* _WHAT TO WORK ON_: From the first line of the data down to and including the line with "const DEPTH = [0.3, 0.7];", copy everything exactly, leaving out pictures.
------------------------------------------------
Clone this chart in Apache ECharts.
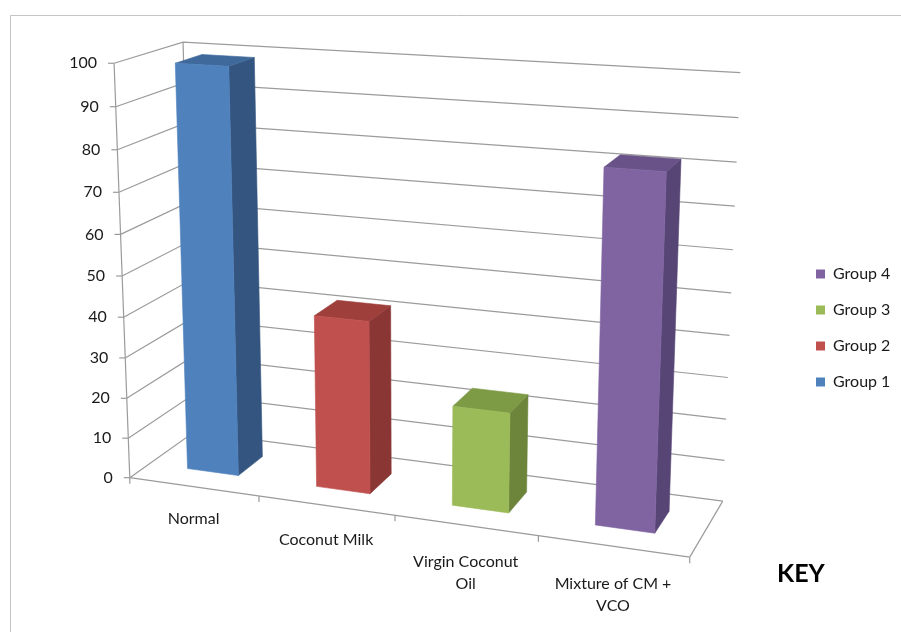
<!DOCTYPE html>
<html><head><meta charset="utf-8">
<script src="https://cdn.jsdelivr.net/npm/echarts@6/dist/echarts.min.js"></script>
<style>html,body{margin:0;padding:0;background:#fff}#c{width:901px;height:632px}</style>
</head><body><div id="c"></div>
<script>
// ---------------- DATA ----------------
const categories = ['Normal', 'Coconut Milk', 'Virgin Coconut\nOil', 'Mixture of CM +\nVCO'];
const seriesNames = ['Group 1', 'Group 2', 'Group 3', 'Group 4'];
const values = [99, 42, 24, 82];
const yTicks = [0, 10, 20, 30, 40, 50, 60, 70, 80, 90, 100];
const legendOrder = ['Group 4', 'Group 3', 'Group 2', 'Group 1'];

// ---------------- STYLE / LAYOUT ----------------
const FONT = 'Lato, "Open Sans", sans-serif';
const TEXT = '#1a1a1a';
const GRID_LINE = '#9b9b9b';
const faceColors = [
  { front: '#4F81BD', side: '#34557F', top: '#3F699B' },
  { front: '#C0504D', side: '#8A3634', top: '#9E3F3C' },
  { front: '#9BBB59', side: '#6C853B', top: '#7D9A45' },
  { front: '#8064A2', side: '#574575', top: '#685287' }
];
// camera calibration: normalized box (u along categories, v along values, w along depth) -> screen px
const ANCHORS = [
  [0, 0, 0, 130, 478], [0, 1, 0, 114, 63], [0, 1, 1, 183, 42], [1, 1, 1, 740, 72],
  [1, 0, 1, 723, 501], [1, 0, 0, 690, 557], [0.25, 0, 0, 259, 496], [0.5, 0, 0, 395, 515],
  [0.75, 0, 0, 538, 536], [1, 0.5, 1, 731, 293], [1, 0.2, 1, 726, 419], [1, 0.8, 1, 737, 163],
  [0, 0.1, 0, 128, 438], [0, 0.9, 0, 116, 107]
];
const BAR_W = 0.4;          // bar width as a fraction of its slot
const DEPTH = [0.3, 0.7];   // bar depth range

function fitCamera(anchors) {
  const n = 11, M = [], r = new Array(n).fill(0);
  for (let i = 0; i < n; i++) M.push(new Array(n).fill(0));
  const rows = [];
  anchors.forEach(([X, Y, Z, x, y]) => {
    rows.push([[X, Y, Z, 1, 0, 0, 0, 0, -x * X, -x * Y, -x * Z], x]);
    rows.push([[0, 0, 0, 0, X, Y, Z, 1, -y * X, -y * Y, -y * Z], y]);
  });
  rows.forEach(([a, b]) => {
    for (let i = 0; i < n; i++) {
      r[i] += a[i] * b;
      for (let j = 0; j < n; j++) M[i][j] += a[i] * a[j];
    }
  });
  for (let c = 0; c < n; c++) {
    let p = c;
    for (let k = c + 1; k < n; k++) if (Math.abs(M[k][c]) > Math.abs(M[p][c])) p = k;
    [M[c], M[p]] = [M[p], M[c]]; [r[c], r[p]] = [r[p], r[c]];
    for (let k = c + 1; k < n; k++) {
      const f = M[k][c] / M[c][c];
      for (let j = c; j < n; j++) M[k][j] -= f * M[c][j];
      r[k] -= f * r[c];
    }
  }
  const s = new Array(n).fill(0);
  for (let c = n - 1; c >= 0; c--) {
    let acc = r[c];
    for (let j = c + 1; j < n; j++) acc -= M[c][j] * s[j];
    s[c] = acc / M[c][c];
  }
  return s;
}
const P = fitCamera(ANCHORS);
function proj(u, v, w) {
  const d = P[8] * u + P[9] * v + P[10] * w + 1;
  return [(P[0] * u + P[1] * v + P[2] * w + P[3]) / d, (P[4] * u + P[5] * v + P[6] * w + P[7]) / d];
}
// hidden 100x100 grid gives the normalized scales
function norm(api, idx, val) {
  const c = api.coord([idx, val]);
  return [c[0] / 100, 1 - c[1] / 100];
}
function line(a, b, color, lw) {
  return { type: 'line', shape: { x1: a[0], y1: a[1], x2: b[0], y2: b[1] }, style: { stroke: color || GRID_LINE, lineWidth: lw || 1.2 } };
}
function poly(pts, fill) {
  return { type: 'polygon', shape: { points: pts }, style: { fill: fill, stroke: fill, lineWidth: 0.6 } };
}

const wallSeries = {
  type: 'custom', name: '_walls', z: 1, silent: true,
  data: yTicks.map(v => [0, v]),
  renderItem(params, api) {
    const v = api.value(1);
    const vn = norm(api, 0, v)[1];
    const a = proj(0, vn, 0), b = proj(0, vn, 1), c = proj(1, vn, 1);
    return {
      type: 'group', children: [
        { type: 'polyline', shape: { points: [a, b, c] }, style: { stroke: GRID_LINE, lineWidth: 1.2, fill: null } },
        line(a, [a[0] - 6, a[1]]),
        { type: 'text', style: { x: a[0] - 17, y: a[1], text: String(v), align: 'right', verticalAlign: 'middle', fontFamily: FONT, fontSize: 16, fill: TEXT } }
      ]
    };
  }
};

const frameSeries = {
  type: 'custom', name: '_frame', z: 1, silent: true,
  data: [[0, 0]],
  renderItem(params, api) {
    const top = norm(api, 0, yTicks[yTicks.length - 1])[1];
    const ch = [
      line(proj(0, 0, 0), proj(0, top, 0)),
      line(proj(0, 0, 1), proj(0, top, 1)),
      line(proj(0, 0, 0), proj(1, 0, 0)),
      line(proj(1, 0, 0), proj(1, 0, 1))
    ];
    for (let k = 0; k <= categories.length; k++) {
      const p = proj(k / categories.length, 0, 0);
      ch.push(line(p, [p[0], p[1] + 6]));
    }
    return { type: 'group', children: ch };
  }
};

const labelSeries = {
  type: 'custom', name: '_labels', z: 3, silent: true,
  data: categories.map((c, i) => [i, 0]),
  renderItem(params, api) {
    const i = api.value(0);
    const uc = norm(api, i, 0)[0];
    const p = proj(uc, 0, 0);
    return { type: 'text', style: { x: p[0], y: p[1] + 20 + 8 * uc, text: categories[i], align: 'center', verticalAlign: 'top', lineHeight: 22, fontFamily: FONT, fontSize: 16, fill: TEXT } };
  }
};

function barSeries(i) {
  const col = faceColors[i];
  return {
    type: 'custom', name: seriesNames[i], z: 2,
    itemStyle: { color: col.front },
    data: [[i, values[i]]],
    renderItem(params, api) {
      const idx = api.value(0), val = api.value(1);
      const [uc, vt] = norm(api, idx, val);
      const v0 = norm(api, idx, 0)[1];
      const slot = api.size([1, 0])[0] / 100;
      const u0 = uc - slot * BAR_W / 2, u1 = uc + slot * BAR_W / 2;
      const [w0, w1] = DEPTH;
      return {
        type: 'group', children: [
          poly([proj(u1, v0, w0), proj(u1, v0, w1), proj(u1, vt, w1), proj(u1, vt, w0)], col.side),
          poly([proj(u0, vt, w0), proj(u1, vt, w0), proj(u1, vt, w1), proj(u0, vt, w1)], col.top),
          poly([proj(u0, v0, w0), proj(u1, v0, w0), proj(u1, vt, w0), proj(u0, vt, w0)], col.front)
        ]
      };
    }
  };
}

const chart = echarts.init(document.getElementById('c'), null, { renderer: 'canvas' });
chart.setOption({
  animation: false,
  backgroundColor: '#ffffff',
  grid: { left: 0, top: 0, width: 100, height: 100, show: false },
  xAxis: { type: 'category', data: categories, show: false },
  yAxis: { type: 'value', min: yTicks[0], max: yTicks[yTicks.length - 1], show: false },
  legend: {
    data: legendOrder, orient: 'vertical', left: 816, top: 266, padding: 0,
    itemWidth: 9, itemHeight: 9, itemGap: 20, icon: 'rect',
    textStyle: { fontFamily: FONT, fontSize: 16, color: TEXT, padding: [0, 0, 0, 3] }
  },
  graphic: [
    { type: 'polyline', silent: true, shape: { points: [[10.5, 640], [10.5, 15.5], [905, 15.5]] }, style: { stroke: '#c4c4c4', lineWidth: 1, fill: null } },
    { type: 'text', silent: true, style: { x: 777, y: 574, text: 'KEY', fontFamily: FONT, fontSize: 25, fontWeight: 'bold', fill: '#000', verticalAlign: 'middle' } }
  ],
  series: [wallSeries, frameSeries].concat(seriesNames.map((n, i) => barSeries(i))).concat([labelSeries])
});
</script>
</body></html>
------------------------------------------------
* _TASK ANSWER_:
Clone this chart in Apache ECharts.
<!DOCTYPE html>
<html><head><meta charset="utf-8">
<script src="https://cdn.jsdelivr.net/npm/echarts@6/dist/echarts.min.js"></script>
<style>html,body{margin:0;padding:0;background:#fff}#c{width:901px;height:632px}</style>
</head><body><div id="c"></div>
<script>
// ---------------- DATA ----------------
const categories = ['Normal', 'Coconut Milk', 'Virgin Coconut\nOil', 'Mixture of CM +\nVCO'];
const seriesNames = ['Group 1', 'Group 2', 'Group 3', 'Group 4'];
const values = [99, 42, 24, 82];
const yTicks = [0, 10, 20, 30, 40, 50, 60, 70, 80, 90, 100];
const legendOrder = ['Group 4', 'Group 3', 'Group 2', 'Group 1'];

// ---------------- STYLE / LAYOUT ----------------
const FONT = 'Lato, "Open Sans", sans-serif';
const TEXT = '#1a1a1a';
const GRID_LINE = '#9b9b9b';
const faceColors = [
  { front: '#4F81BD', side: '#34557F', top: '#3F699B' },
  { front: '#C0504D', side: '#8A3634', top: '#9E3F3C' },
  { front: '#9BBB59', side: '#6C853B', top: '#7D9A45' },
  { front: '#8064A2', side: '#574575', top: '#685287' }
];
// camera calibration: normalized box (u along categories, v along values, w along depth) -> screen px
const ANCHORS = [
  [0, 0, 0, 130, 478], [0, 1, 0, 114, 63], [0, 1, 1, 183, 42], [1, 1, 1, 740, 72],
  [1, 0, 1, 723, 501], [1, 0, 0, 690, 557], [0.25, 0, 0, 259, 496], [0.5, 0, 0, 395, 515],
  [0.75, 0, 0, 538, 536], [1, 0.5, 1, 731, 293], [1, 0.2, 1, 726, 419], [1, 0.8, 1, 737, 163],
  [0, 0.1, 0, 128, 438], [0, 0.9, 0, 116, 107]
];
const BAR_W = 0.4;          // bar width as a fraction of its slot
const DEPTH = [0.3, 0.7];   // bar depth range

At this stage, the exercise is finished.